The negative outlook primarily reflects the significant policy reserve strengthening of approximately $8 million, which occurred within FSL's annuity product line as a result of recent cash flow testing results. A.M. Best notes that the company has previously reported two more modest actuarial reserve increases since 2008, and believes that additional smaller reserve charges may occur in the future. FSL's 2012 operating results were impacted by surplus strain resulting from a sizable increase in sales during the first half of the year of its MultiVantage5 annuity product, which had attractive crediting rates. The product has since been re-priced and de-emphasized. Additionally, a one-time legal-related charge unfavorably impacted FSL's operations. While FSL has historically maintained a relatively conservative investment philosophy, A.M. Best is concerned regarding its growing exposure to higher-risk assets, specifically below investment grade corporates and collateralized loan obligations, which provide additional yield without a significant increase in duration. A.M. Best will closely monitor the impact of this strategy s the industry navigates through the low interest rate environment.

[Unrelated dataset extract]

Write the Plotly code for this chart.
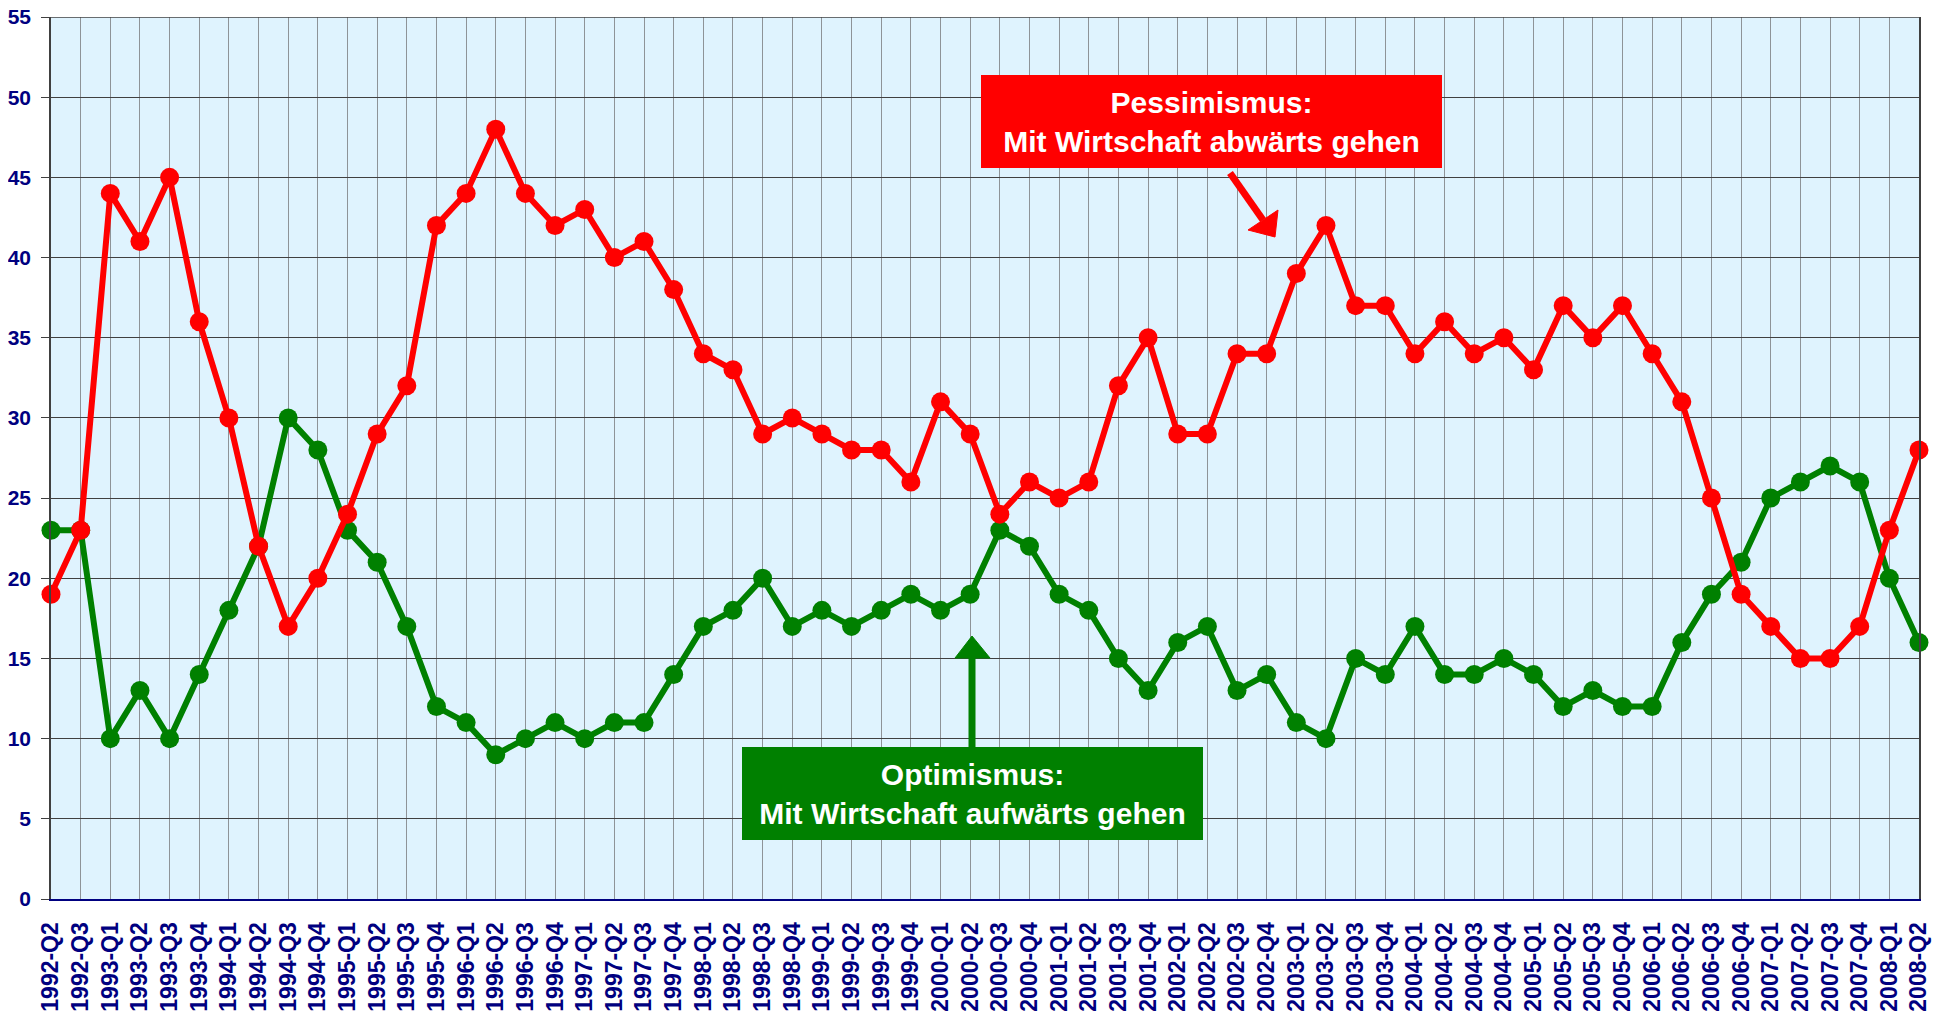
import plotly.graph_objects as go

quarters = [
    "1992-Q2", "1992-Q3",
    "1993-Q1", "1993-Q2", "1993-Q3", "1993-Q4",
    "1994-Q1", "1994-Q2", "1994-Q3", "1994-Q4",
    "1995-Q1", "1995-Q2", "1995-Q3", "1995-Q4",
    "1996-Q1", "1996-Q2", "1996-Q3", "1996-Q4",
    "1997-Q1", "1997-Q2", "1997-Q3", "1997-Q4",
    "1998-Q1", "1998-Q2", "1998-Q3", "1998-Q4",
    "1999-Q1", "1999-Q2", "1999-Q3", "1999-Q4",
    "2000-Q1", "2000-Q2", "2000-Q3", "2000-Q4",
    "2001-Q1", "2001-Q2", "2001-Q3", "2001-Q4",
    "2002-Q1", "2002-Q2", "2002-Q3", "2002-Q4",
    "2003-Q1", "2003-Q2", "2003-Q3", "2003-Q4",
    "2004-Q1", "2004-Q2", "2004-Q3", "2004-Q4",
    "2005-Q1", "2005-Q2", "2005-Q3", "2005-Q4",
    "2006-Q1", "2006-Q2", "2006-Q3", "2006-Q4",
    "2007-Q1", "2007-Q2", "2007-Q3", "2007-Q4",
    "2008-Q1", "2008-Q2",
]

pessimismus = [
    19, 23,
    44, 41, 45, 36,
    30, 22, 17, 20,
    24, 29, 32, 42,
    44, 48, 44, 42,
    43, 40, 41, 38,
    34, 33, 29, 30,
    29, 28, 28, 26,
    31, 29, 24, 26,
    25, 26, 32, 35,
    29, 29, 34, 34,
    39, 42, 37, 37,
    34, 36, 34, 35,
    33, 37, 35, 37,
    34, 31, 25, 19,
    17, 15, 15, 17,
    23, 28,
]

optimismus = [
    23, 23,
    10, 13, 10, 14,
    18, 22, 30, 28,
    23, 21, 17, 12,
    11, 9, 10, 11,
    10, 11, 11, 14,
    17, 18, 20, 17,
    18, 17, 18, 19,
    18, 19, 23, 22,
    19, 18, 15, 13,
    16, 17, 13, 14,
    11, 10, 15, 14,
    17, 14, 14, 15,
    14, 12, 13, 12,
    12, 16, 19, 21,
    25, 26, 27, 26,
    20, 16,
]

y_ticks = list(range(0, 56, 5))

label_pess = "<b>Pessimismus:</b><br><b>Mit Wirtschaft abwärts gehen</b>"
label_opt = "<b>Optimismus:</b><br><b>Mit Wirtschaft aufwärts gehen</b>"

RED = "#FF0000"
GREEN = "#008000"
NAVY = "#000080"
FONT = "Liberation Sans, Arial, sans-serif"

fig = go.Figure()

fig.add_trace(go.Scatter(
    x=quarters, y=optimismus, mode="lines+markers",
    line=dict(color=GREEN, width=6),
    marker=dict(color=GREEN, size=19),
    cliponaxis=False, showlegend=False, name="Optimismus",
))
fig.add_trace(go.Scatter(
    x=quarters, y=pessimismus, mode="lines+markers",
    line=dict(color=RED, width=6),
    marker=dict(color=RED, size=19),
    cliponaxis=False, showlegend=False, name="Pessimismus",
))

# page body has an 8px margin; figure is laid out in page pixel terms
OFF = 8
W, H = 1941 - OFF, 1016 - OFF
PL, PT, PR, PB = 51, 17, 1919, 899  # plot area in page pixels
L, T = PL - OFF, PT - OFF
R = W - (PR - OFF)
B = H - (PB - OFF)
PW, PH = PR - PL, PB - PT


def px2paper(px, py):
    return (px - PL) / PW, (PB - py) / PH


annotations = []
for text, bg, cx, cy in [
    (label_pess, RED, 1211.5, 121.5),
    (label_opt, GREEN, 972.5, 793.5),
]:
    ax_, ay_ = px2paper(cx, cy)
    annotations.append(dict(
        text=text, xref="paper", yref="paper", x=ax_, y=ay_,
        xanchor="center", yanchor="middle", showarrow=False,
        font=dict(family=FONT, size=30, color="white"),
        bgcolor=bg, borderpad=0, borderwidth=0, width=461, height=93,
        align="center", valign="middle",
    ))

shapes = []
# top border of the plot area
shapes.append(dict(type="line", xref="paper", yref="y", x0=0, x1=1,
                   y0=y_ticks[-1], y1=y_ticks[-1],
                   line=dict(color="#404040", width=1.5)))
rx, ry = px2paper(1275, 237)
shapes.append(dict(type="path", xref="paper", yref="paper",
                   xsizemode="pixel", ysizemode="pixel", xanchor=rx, yanchor=ry,
                   path="M -45,64 L -12,17", line=dict(color=RED, width=7)))
shapes.append(dict(type="path", xref="paper", yref="paper",
                   xsizemode="pixel", ysizemode="pixel", xanchor=rx, yanchor=ry,
                   path="M 0,0 L -27,7 L 3,27 Z", fillcolor=RED,
                   line=dict(color=RED, width=1)))
gx, gy = px2paper(972, 636)
shapes.append(dict(type="path", xref="paper", yref="paper",
                   xsizemode="pixel", ysizemode="pixel", xanchor=gx, yanchor=gy,
                   path="M 0,-111 L 0,-20", line=dict(color=GREEN, width=7)))
shapes.append(dict(type="path", xref="paper", yref="paper",
                   xsizemode="pixel", ysizemode="pixel", xanchor=gx, yanchor=gy,
                   path="M 0,0 L -17,-22 L 18,-22 Z", fillcolor=GREEN,
                   line=dict(color=GREEN, width=1)))

fig.update_layout(
    width=W, height=H,
    margin=dict(l=L, r=R, t=T, b=B, pad=0),
    paper_bgcolor="white",
    plot_bgcolor="#DFF3FE",
    annotations=annotations,
    shapes=shapes,
    xaxis=dict(
        type="category", range=[0, len(quarters) - 1],
        tickmode="array", tickvals=quarters,
        ticktext=["<b>" + q + "</b>" for q in quarters],
        tickangle=-90,
        tickfont=dict(family=FONT, size=23, color=NAVY),
        showgrid=True, gridcolor="#8E9398", gridwidth=1,
        showline=True, linecolor=NAVY, linewidth=2,
        ticks="", ticklabelstandoff=12,
        zeroline=False, automargin=False, fixedrange=True,
    ),
    yaxis=dict(
        range=[0, 55], tickmode="array", tickvals=y_ticks,
        ticktext=["<b>%d</b>" % v for v in y_ticks],
        tickfont=dict(family=FONT, size=21, color=NAVY),
        showgrid=True, gridcolor="#404040", gridwidth=1,
        showline=True, linecolor="#404040", linewidth=1.5, mirror=True,
        ticks="outside", ticklen=8, tickcolor="#404040", tickwidth=1,
        zeroline=False, automargin=False, fixedrange=True,
        ticklabelstandoff=6, ticklabeloverflow="allow",
    ),
)

fig.write_html("out.html", config={"displayModeBar": False})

The rating affirmations of FSL and FSLNY reflect continued strong capitalization, positive operating results (despite the aforementioned charges taken in 2012) and diverse portfolio of niche products. The group maintains strong relationships with insurance carriers, well-established positions in supplemental health markets and good flexibility to adapt to evolving health care reform. FSL's business strategy is centered around five distinct strategic business units (SBU) utilizing various distribution partnerships to be responsive to consumers' needs though innovative and value-added product designs. Historically, FSL has reported good operating results in all five SBUs, contributing to its growing equity position and increasing risk-adjusted capitalization. In addition, management continues to focus on managing operating expenses, allowing for strategic investments in areas such as technology.

FSLNY's current operations acknowledge its run-off life business from its previous owner, which is modestly profitable; however, FSLNY has recently received approval to start marketing its vision, prescription drug and stop-loss products in the state of New York through this entity. A.M. Best notes that the policy obligations and capitalization of FSLNY are explicitly supported by FSL.

The outlook for the ratings of FSL could return to stable if a sustained improvement in operating profitability is reported, including the absence of any material policy reserve adjustments and it continues to maintain a favorable level of capitalization. Key factors that could cause negative rating actions include additional reserve strengthening and/or deteriorating operating or investment results, leading to a material decline in capitalization.

The methodology used in determining these ratings is Best's Credit Rating Methodology, which provides a comprehensive explanation of A.M. Best's rating process and contains the different rating criteria employed in the rating process. Best's Credit Rating Methodology can be found at www.ambest.com/ratings/methodology.